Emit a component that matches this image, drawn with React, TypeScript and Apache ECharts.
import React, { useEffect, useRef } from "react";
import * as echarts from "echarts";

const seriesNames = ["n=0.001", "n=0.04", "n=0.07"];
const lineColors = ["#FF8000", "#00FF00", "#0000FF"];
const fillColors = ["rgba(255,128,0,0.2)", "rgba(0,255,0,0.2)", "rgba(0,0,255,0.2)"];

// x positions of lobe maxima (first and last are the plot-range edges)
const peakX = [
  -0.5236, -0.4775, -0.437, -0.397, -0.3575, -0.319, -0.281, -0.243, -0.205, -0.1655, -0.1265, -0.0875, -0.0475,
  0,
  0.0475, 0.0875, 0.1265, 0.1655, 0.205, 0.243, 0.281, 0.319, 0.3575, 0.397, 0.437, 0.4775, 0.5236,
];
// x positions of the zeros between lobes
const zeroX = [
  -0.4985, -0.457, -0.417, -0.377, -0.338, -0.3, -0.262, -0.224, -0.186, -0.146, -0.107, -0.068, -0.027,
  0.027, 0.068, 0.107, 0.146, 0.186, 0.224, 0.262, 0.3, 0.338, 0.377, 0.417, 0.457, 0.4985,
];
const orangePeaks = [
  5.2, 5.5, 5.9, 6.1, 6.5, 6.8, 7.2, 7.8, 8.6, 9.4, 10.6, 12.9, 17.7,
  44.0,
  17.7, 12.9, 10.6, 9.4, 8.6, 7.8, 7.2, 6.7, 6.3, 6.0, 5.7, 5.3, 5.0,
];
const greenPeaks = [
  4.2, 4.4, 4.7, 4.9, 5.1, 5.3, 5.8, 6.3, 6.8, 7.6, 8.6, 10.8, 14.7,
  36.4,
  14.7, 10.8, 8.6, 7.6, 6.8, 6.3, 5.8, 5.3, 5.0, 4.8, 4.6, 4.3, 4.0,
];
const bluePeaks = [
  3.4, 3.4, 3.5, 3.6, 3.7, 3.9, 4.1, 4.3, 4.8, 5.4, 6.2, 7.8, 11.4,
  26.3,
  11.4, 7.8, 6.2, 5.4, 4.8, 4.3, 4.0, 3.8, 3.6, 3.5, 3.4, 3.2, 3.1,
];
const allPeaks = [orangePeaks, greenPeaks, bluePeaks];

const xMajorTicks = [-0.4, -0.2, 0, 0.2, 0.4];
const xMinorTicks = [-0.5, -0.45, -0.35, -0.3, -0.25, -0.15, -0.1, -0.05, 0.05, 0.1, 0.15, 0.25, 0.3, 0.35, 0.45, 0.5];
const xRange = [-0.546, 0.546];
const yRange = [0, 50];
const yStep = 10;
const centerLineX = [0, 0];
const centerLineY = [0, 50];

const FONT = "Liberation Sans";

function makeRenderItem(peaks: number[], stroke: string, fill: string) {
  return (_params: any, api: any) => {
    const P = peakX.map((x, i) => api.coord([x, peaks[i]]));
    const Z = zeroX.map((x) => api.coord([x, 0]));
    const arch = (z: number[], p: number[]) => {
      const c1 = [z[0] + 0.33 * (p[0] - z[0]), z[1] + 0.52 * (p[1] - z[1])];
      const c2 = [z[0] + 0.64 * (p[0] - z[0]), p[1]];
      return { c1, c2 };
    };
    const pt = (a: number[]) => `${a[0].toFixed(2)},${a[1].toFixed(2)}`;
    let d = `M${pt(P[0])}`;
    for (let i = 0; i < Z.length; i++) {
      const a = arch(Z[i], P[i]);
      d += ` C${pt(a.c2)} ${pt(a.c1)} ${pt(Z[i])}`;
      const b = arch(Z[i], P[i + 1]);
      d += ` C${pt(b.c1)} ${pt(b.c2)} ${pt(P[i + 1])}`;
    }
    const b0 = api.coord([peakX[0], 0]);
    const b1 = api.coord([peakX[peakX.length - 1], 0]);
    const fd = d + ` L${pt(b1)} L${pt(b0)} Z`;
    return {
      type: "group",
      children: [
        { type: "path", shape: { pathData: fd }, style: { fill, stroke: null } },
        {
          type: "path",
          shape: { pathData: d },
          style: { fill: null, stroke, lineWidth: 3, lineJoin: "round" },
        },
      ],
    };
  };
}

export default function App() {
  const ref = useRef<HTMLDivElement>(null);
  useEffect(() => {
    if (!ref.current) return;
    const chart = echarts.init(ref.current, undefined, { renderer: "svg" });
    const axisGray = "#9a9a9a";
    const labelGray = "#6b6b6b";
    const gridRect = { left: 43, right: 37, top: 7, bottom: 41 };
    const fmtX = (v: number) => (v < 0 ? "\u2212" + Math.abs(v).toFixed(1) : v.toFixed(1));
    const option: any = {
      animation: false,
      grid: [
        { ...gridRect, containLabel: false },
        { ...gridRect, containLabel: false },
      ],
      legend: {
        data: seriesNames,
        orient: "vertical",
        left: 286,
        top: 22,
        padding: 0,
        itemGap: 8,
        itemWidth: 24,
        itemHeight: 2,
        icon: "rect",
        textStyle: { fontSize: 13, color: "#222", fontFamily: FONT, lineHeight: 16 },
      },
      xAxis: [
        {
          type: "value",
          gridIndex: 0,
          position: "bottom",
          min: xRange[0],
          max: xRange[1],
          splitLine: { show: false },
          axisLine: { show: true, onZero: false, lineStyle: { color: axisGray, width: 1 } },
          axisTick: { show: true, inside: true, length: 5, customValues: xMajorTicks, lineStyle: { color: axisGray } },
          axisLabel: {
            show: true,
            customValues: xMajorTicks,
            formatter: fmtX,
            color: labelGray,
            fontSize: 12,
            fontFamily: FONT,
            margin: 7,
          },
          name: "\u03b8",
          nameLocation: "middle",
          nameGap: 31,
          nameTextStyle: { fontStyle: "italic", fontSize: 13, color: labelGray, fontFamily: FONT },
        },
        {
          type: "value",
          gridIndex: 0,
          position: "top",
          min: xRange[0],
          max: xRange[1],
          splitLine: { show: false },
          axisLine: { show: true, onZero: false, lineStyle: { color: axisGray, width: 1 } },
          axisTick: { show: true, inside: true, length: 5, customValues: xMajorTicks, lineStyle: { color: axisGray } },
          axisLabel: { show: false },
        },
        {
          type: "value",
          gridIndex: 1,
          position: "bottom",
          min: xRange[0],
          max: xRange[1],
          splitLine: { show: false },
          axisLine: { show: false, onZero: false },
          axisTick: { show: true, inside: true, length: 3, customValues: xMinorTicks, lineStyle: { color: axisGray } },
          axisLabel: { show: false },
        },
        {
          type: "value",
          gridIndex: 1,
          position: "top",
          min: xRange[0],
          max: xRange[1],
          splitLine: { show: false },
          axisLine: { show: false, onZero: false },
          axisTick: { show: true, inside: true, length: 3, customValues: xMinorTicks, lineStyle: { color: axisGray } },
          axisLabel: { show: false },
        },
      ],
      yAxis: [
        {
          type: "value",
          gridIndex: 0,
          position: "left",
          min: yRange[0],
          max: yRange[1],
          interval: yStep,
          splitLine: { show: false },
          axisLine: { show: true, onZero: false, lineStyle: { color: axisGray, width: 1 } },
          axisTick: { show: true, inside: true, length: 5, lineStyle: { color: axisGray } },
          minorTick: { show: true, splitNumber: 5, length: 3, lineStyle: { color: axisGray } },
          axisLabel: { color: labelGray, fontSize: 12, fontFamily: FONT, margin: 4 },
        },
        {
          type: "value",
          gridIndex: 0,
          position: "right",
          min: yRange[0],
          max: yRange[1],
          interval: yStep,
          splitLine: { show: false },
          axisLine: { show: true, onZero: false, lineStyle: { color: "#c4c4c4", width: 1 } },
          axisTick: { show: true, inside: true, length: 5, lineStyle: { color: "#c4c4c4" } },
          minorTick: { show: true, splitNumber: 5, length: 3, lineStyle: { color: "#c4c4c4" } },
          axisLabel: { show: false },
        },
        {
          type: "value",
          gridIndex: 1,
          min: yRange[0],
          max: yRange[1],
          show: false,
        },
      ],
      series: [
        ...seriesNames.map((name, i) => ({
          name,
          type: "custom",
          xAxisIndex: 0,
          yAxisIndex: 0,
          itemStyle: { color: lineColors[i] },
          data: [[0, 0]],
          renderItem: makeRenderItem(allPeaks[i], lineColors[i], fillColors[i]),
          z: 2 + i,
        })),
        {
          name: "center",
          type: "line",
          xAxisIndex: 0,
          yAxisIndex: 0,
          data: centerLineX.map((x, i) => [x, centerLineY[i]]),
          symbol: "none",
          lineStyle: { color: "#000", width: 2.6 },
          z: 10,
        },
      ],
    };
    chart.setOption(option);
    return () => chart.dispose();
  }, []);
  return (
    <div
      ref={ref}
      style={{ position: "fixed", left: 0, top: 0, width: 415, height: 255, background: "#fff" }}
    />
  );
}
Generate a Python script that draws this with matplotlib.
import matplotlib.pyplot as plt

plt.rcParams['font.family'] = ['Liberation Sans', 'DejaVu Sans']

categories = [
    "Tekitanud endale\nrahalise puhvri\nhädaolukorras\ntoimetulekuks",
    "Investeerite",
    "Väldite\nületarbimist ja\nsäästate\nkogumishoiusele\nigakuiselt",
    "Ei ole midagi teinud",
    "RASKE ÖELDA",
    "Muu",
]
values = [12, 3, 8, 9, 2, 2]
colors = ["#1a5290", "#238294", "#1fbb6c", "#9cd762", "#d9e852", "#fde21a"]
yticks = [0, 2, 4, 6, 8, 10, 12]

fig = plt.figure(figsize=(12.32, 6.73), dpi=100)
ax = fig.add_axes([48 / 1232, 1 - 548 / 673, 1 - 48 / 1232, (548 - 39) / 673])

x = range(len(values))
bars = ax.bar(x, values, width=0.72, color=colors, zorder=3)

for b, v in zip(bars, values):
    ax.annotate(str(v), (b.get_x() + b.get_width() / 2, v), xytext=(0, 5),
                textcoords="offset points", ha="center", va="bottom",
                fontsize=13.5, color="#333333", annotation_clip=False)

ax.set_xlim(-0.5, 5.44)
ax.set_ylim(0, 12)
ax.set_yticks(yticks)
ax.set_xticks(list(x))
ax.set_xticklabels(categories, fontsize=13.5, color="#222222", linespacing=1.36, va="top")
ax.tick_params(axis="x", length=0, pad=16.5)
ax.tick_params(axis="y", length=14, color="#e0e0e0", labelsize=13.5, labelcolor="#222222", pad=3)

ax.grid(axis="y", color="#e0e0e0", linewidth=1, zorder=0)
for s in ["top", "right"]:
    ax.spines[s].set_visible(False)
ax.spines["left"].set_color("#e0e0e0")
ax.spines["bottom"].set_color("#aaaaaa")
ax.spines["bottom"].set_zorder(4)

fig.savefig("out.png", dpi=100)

→ **TASK GOAL**
Repeat word for word the lines from the line containing "Generate a Python" to the line containing "ax = fig.add_axes([48", both lines included; nothing else should appear.

→ **EXERCISE SOLUTION**
Generate a Python script that draws this with matplotlib.
import matplotlib.pyplot as plt

plt.rcParams['font.family'] = ['Liberation Sans', 'DejaVu Sans']

categories = [
    "Tekitanud endale\nrahalise puhvri\nhädaolukorras\ntoimetulekuks",
    "Investeerite",
    "Väldite\nületarbimist ja\nsäästate\nkogumishoiusele\nigakuiselt",
    "Ei ole midagi teinud",
    "RASKE ÖELDA",
    "Muu",
]
values = [12, 3, 8, 9, 2, 2]
colors = ["#1a5290", "#238294", "#1fbb6c", "#9cd762", "#d9e852", "#fde21a"]
yticks = [0, 2, 4, 6, 8, 10, 12]

fig = plt.figure(figsize=(12.32, 6.73), dpi=100)
ax = fig.add_axes([48 / 1232, 1 - 548 / 673, 1 - 48 / 1232, (548 - 39) / 673])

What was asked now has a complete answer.